**WHAT IS BEING ASKED**
Without the images, write out the whole listing exactly.
++++
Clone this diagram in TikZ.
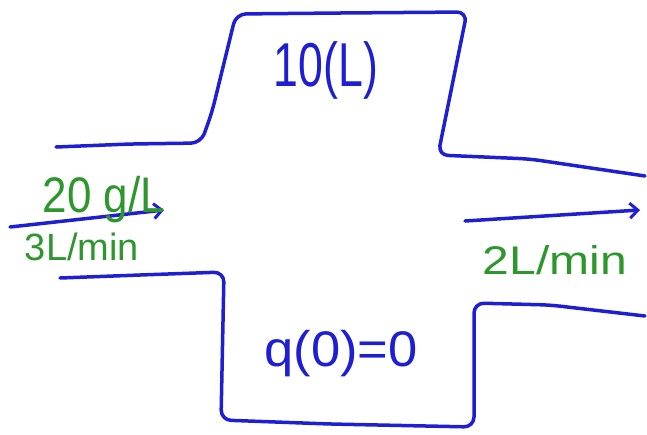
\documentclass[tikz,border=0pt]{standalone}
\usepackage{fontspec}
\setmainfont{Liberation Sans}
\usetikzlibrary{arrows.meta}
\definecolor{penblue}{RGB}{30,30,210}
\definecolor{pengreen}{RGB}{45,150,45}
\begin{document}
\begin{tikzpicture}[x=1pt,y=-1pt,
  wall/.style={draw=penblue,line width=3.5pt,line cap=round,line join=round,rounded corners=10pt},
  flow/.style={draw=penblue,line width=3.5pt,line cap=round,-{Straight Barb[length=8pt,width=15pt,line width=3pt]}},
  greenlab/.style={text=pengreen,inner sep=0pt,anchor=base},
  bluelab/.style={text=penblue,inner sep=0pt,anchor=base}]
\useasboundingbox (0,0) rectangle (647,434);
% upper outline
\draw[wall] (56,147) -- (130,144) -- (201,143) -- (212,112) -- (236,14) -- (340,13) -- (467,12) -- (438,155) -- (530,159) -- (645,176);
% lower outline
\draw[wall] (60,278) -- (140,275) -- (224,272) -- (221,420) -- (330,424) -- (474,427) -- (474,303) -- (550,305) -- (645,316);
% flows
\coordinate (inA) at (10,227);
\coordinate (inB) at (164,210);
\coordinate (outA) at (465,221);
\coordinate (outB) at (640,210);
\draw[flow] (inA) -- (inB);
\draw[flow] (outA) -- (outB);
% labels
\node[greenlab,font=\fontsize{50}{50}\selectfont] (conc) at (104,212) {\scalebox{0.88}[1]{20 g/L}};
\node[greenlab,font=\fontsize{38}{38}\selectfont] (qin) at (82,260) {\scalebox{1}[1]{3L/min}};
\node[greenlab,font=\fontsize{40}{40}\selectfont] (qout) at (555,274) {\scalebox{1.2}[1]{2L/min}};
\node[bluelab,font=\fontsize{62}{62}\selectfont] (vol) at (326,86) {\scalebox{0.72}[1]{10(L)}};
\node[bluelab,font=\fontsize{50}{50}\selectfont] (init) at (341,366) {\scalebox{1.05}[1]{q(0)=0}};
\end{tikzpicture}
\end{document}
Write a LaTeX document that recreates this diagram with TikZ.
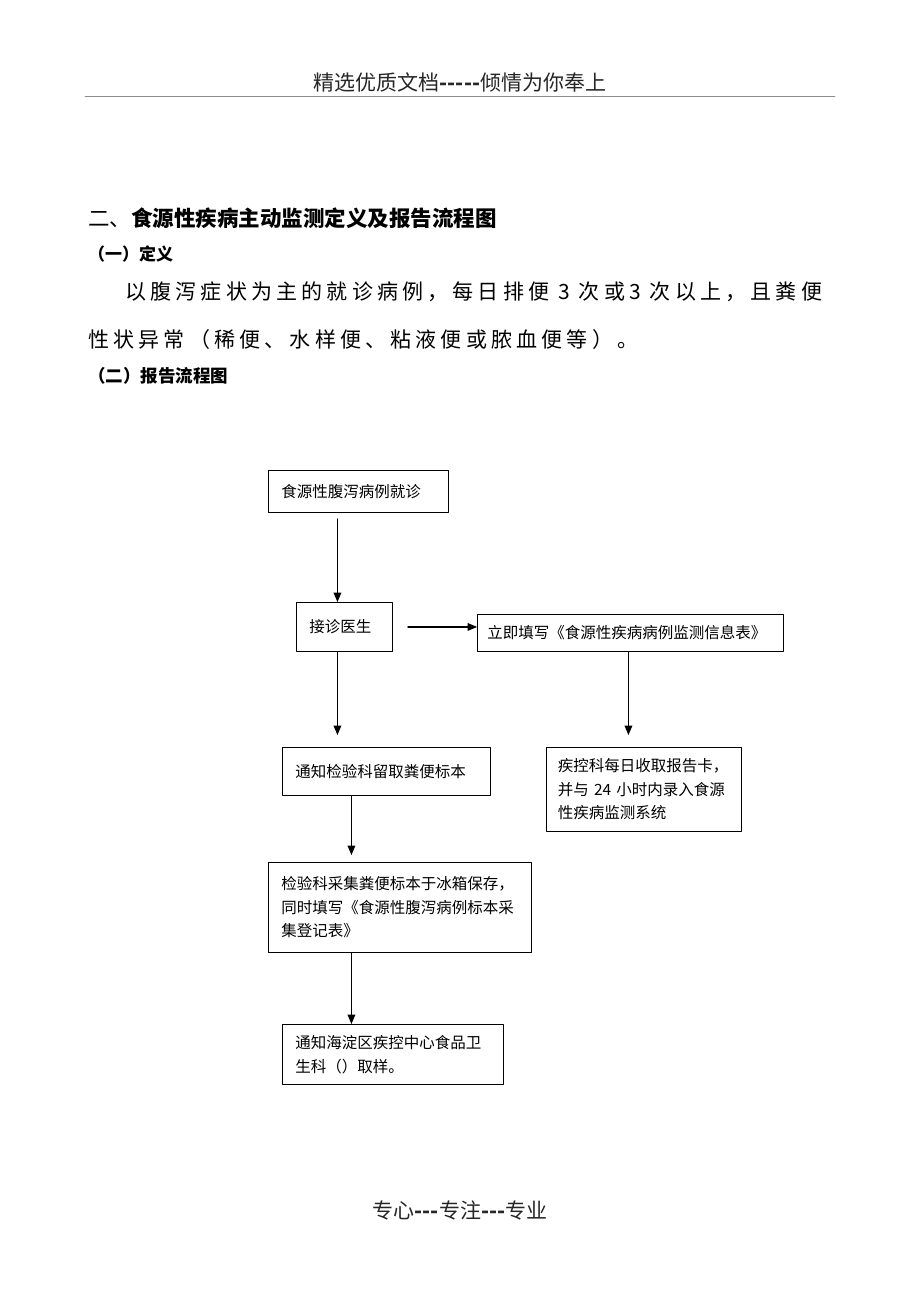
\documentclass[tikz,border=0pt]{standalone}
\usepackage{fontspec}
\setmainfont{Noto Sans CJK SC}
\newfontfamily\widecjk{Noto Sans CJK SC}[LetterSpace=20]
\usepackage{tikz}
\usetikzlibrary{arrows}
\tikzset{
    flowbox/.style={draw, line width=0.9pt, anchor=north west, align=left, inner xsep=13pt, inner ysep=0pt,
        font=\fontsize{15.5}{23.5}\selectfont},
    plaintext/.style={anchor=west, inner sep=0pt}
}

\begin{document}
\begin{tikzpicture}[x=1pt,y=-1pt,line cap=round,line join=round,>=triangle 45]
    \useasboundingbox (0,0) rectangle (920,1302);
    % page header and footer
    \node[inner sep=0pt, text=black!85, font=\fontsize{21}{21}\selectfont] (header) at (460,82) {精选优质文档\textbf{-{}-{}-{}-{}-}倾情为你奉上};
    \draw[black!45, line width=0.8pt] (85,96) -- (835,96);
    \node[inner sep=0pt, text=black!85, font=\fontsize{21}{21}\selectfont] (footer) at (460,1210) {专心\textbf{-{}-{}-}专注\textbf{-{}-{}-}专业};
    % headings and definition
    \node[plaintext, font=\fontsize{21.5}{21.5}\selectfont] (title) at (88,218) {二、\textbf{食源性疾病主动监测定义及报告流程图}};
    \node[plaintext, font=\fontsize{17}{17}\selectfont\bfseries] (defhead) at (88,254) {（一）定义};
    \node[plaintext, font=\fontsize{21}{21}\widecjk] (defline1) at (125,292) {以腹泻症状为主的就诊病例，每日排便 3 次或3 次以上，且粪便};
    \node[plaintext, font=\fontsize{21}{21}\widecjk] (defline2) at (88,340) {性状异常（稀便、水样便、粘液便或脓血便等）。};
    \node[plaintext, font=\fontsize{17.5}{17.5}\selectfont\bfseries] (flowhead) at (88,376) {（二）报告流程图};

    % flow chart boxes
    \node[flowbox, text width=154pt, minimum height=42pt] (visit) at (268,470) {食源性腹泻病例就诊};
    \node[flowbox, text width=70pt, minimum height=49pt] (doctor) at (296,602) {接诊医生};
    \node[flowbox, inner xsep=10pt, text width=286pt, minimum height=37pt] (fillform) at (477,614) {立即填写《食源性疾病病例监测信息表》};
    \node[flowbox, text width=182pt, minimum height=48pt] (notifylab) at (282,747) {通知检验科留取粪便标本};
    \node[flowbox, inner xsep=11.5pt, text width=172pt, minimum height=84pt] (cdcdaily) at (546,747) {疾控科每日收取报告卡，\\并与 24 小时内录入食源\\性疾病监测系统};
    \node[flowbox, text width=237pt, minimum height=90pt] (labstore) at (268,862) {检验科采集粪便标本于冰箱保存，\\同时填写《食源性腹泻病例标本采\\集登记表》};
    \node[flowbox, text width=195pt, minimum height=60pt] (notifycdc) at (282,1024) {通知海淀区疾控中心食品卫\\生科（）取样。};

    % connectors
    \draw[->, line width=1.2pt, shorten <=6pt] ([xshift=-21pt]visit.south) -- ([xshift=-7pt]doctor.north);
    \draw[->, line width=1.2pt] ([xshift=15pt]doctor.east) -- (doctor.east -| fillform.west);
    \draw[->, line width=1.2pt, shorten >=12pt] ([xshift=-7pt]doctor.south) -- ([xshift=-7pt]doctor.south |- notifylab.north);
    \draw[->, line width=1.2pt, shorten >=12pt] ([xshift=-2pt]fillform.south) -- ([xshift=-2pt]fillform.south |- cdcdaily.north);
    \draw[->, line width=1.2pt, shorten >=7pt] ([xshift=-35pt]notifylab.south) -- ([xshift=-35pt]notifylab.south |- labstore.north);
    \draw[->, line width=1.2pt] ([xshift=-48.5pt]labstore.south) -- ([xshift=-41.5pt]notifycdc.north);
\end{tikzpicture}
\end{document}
++++
**EXERCISE RESULT**
Clone this diagram in TikZ.
\documentclass[tikz,border=0pt]{standalone}
\usepackage{fontspec}
\setmainfont{Liberation Sans}
\usetikzlibrary{arrows.meta}
\definecolor{penblue}{RGB}{30,30,210}
\definecolor{pengreen}{RGB}{45,150,45}
\begin{document}
\begin{tikzpicture}[x=1pt,y=-1pt,
  wall/.style={draw=penblue,line width=3.5pt,line cap=round,line join=round,rounded corners=10pt},
  flow/.style={draw=penblue,line width=3.5pt,line cap=round,-{Straight Barb[length=8pt,width=15pt,line width=3pt]}},
  greenlab/.style={text=pengreen,inner sep=0pt,anchor=base},
  bluelab/.style={text=penblue,inner sep=0pt,anchor=base}]
\useasboundingbox (0,0) rectangle (647,434);
% upper outline
\draw[wall] (56,147) -- (130,144) -- (201,143) -- (212,112) -- (236,14) -- (340,13) -- (467,12) -- (438,155) -- (530,159) -- (645,176);
% lower outline
\draw[wall] (60,278) -- (140,275) -- (224,272) -- (221,420) -- (330,424) -- (474,427) -- (474,303) -- (550,305) -- (645,316);
% flows
\coordinate (inA) at (10,227);
\coordinate (inB) at (164,210);
\coordinate (outA) at (465,221);
\coordinate (outB) at (640,210);
\draw[flow] (inA) -- (inB);
\draw[flow] (outA) -- (outB);
% labels
\node[greenlab,font=\fontsize{50}{50}\selectfont] (conc) at (104,212) {\scalebox{0.88}[1]{20 g/L}};
\node[greenlab,font=\fontsize{38}{38}\selectfont] (qin) at (82,260) {\scalebox{1}[1]{3L/min}};
\node[greenlab,font=\fontsize{40}{40}\selectfont] (qout) at (555,274) {\scalebox{1.2}[1]{2L/min}};
\node[bluelab,font=\fontsize{62}{62}\selectfont] (vol) at (326,86) {\scalebox{0.72}[1]{10(L)}};
\node[bluelab,font=\fontsize{50}{50}\selectfont] (init) at (341,366) {\scalebox{1.05}[1]{q(0)=0}};
\end{tikzpicture}
\end{document}
Write a LaTeX document that recreates this diagram with TikZ.
\documentclass[tikz,border=0pt]{standalone}
\usepackage{fontspec}
\setmainfont{Noto Sans CJK SC}
\newfontfamily\widecjk{Noto Sans CJK SC}[LetterSpace=20]
\usepackage{tikz}
\usetikzlibrary{arrows}
\tikzset{
    flowbox/.style={draw, line width=0.9pt, anchor=north west, align=left, inner xsep=13pt, inner ysep=0pt,
        font=\fontsize{15.5}{23.5}\selectfont},
    plaintext/.style={anchor=west, inner sep=0pt}
}

\begin{document}
\begin{tikzpicture}[x=1pt,y=-1pt,line cap=round,line join=round,>=triangle 45]
    \useasboundingbox (0,0) rectangle (920,1302);
    % page header and footer
    \node[inner sep=0pt, text=black!85, font=\fontsize{21}{21}\selectfont] (header) at (460,82) {精选优质文档\textbf{-{}-{}-{}-{}-}倾情为你奉上};
    \draw[black!45, line width=0.8pt] (85,96) -- (835,96);
    \node[inner sep=0pt, text=black!85, font=\fontsize{21}{21}\selectfont] (footer) at (460,1210) {专心\textbf{-{}-{}-}专注\textbf{-{}-{}-}专业};
    % headings and definition
    \node[plaintext, font=\fontsize{21.5}{21.5}\selectfont] (title) at (88,218) {二、\textbf{食源性疾病主动监测定义及报告流程图}};
    \node[plaintext, font=\fontsize{17}{17}\selectfont\bfseries] (defhead) at (88,254) {（一）定义};
    \node[plaintext, font=\fontsize{21}{21}\widecjk] (defline1) at (125,292) {以腹泻症状为主的就诊病例，每日排便 3 次或3 次以上，且粪便};
    \node[plaintext, font=\fontsize{21}{21}\widecjk] (defline2) at (88,340) {性状异常（稀便、水样便、粘液便或脓血便等）。};
    \node[plaintext, font=\fontsize{17.5}{17.5}\selectfont\bfseries] (flowhead) at (88,376) {（二）报告流程图};

    % flow chart boxes
    \node[flowbox, text width=154pt, minimum height=42pt] (visit) at (268,470) {食源性腹泻病例就诊};
    \node[flowbox, text width=70pt, minimum height=49pt] (doctor) at (296,602) {接诊医生};
    \node[flowbox, inner xsep=10pt, text width=286pt, minimum height=37pt] (fillform) at (477,614) {立即填写《食源性疾病病例监测信息表》};
    \node[flowbox, text width=182pt, minimum height=48pt] (notifylab) at (282,747) {通知检验科留取粪便标本};
    \node[flowbox, inner xsep=11.5pt, text width=172pt, minimum height=84pt] (cdcdaily) at (546,747) {疾控科每日收取报告卡，\\并与 24 小时内录入食源\\性疾病监测系统};
    \node[flowbox, text width=237pt, minimum height=90pt] (labstore) at (268,862) {检验科采集粪便标本于冰箱保存，\\同时填写《食源性腹泻病例标本采\\集登记表》};
    \node[flowbox, text width=195pt, minimum height=60pt] (notifycdc) at (282,1024) {通知海淀区疾控中心食品卫\\生科（）取样。};

    % connectors
    \draw[->, line width=1.2pt, shorten <=6pt] ([xshift=-21pt]visit.south) -- ([xshift=-7pt]doctor.north);
    \draw[->, line width=1.2pt] ([xshift=15pt]doctor.east) -- (doctor.east -| fillform.west);
    \draw[->, line width=1.2pt, shorten >=12pt] ([xshift=-7pt]doctor.south) -- ([xshift=-7pt]doctor.south |- notifylab.north);
    \draw[->, line width=1.2pt, shorten >=12pt] ([xshift=-2pt]fillform.south) -- ([xshift=-2pt]fillform.south |- cdcdaily.north);
    \draw[->, line width=1.2pt, shorten >=7pt] ([xshift=-35pt]notifylab.south) -- ([xshift=-35pt]notifylab.south |- labstore.north);
    \draw[->, line width=1.2pt] ([xshift=-48.5pt]labstore.south) -- ([xshift=-41.5pt]notifycdc.north);
\end{tikzpicture}
\end{document}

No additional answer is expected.